Check each line of the listing below for the string "draw", and copy the ones that have it.

----------------

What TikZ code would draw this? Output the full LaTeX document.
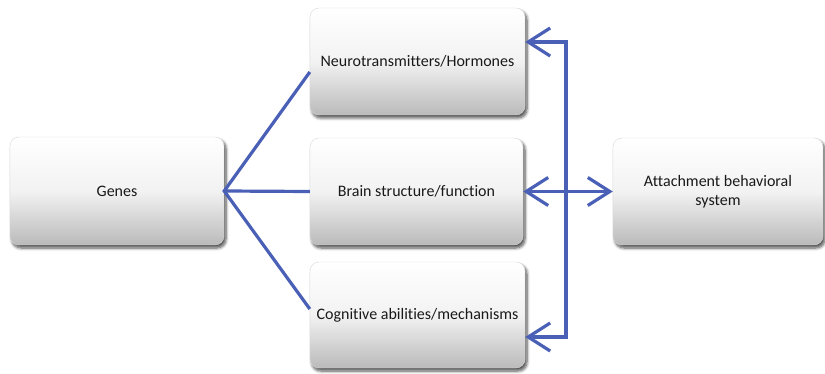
\documentclass[tikz,border=0pt]{standalone}
\usepackage{fontspec}
\setmainfont[Ligatures=NoCommon]{Carlito}
\usetikzlibrary{arrows.meta,shadows.blur,calc}
\definecolor{lineblue}{RGB}{74,96,182}
\tikzset{
  box/.style={rectangle, rounded corners=9pt, draw=gray!30, line width=0.4pt,
    top color=white, bottom color=black!27, middle color=white!95!black,
    shading angle=0,
    blur shadow={shadow xshift=2pt, shadow yshift=-3pt, shadow blur steps=6, shadow blur radius=3pt, shadow opacity=70},
    font=\fontsize{16}{19}\selectfont, align=center, text=black!90},
  link/.style={draw=lineblue, line width=3.2pt},
  arr/.style={link, {Straight Barb[length=22pt,width=28pt,line width=3.2pt]}-{Straight Barb[length=22pt,width=28pt,line width=3.2pt]}}
}
\begin{document}
\begin{tikzpicture}[x=1pt,y=-1pt]
\useasboundingbox (0,0) rectangle (825,374);
\node[box, minimum width=214pt, minimum height=108pt] (genes) at (117,191) {Genes};
\node[box, minimum width=215pt, minimum height=107pt] (neuro) at (417.5,61.5) {Neurotransmitters/Hormones};
\node[box, minimum width=213pt, minimum height=107pt] (brain) at (416.5,191.5) {Brain structure/function};
\node[box, minimum width=215pt, minimum height=106pt] (cogn) at (417.5,315) {Cognitive abilities/mechanisms};
\node[box, minimum width=210pt, minimum height=107pt] (attach) at (718,191.5) {Attachment behavioral\\system};
\coordinate (vt) at (566,42);
\coordinate (vb) at (566,337);
\draw[link, line join=miter] (neuro.west |- 0,72) -- (genes.east) -- (cogn.west |- 0,309);
\draw[link] (genes.east) -- (brain.west);
\draw[arr, line join=miter] (neuro.east |- vt) -- (vt) -- (vb) -- (cogn.east |- vb);
\draw[arr] (brain.east) -- (attach.west);
\end{tikzpicture}
\end{document}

----------------

* Answer to the exercise *
What TikZ code would draw this? Output the full LaTeX document.
  box/.style={rectangle, rounded corners=9pt, draw=gray!30, line width=0.4pt,
  link/.style={draw=lineblue, line width=3.2pt},
\draw[link, line join=miter] (neuro.west |- 0,72) -- (genes.east) -- (cogn.west |- 0,309);
\draw[link] (genes.east) -- (brain.west);
\draw[arr, line join=miter] (neuro.east |- vt) -- (vt) -- (vb) -- (cogn.east |- vb);
\draw[arr] (brain.east) -- (attach.west);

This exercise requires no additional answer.